El Alto's color correlates with the drink's softness and resembles a light golden amber, similar to the hue of a Chenin blanc wine. The nose of our shot of El Alto (we omitted a rock) only smelled slightly of alcohol, no small feat for a 40% ABV tequila, and we picked out slightly sweet vanilla tones while still distinctly smelling agave. We were struck by El Alto's sweet, almost creme brulee flavor at the beginning of our sips but we were disappointed by how those initial tasting notes refused to bloom into anything more.

While Patrón correctly brags over El Alto's smooth, silky, and refined flavor, we also side-eye spirit companies that seem to want to eliminate any and all characteristics from the liquor itself (we're looking at you, Hendricks Gin), and leave us only with a ghost-like smacking of the botanicals (or in this case agave) used to create the elixir.

Comparing El Alto to similar tequilas

Compared to other Patrón products (Gran Patrón items excluded), El Alto certainly delivers a chicer mouthfeel and overall experience. But once it's measured against a tequila of equal quality, El Alto's appeal beings to melt — but only for its lack of character.

Side by side with Don Julio 1942, El Alto feels like the scrawnier choice; soft to the point of vanishing, El Alto ultimately proves to be so soft-spoken that we couldn't pick up its crucial notes. And when standing next to our favorite two high-end tequilas Fortaleza and El Tesoro, El Alto ultimately feels like a featherweight to more established brands' top-shelf offerings. Comparably priced to Patrón's latest release, Fortaleza flashes more vivid flavors and dimensionality with tones of citrus and earth, while El Alto contains notes of herbs and a verdant atmosphere, tasting nearly hollow and transparent in contrast to our two favored tequilas.

Is it worth buying?

If you're looking for a high-quality tequila in a swanky bottle, we wouldn't dissuade anyone from seeking out a bottle of El Alto (when it finally is available near you); but if you're looking for a tequila with intention and depth, we'd advise you to keep shopping.

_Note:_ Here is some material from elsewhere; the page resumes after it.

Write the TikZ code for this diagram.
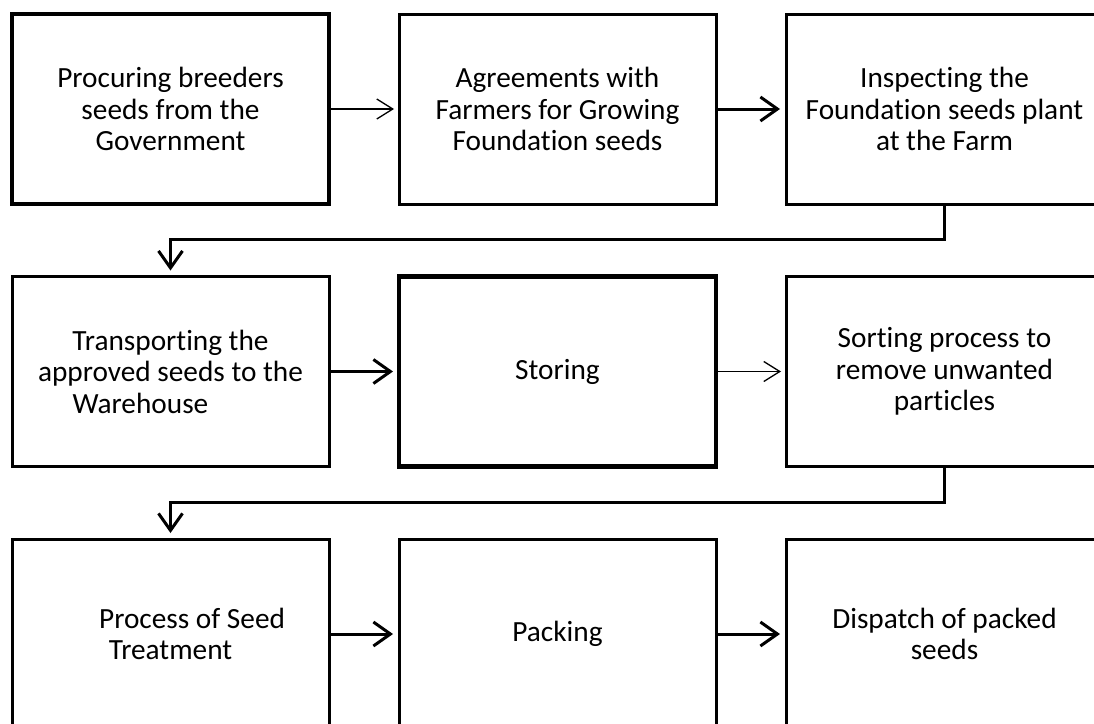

Though El Alto achieves one of the smoothest finishes we've ever sipped on, we can't find its purpose other than for drinkers who shy away from the taste, and oftentimes charm, of greater spirits. Seemingly set into production for the bougie drinker who wants to impress more than they want to savor, El Alto, aside from its stylish bottle and big promises, only delivers a sleek emptiness akin to an Instagram filter of the spirits world.

Though we'd be pleased to encounter El Alto at a party, we're more excited to continue sipping our way through the growing catalog of quality tequilas that might embrace the complex textures the agave plant has to offer.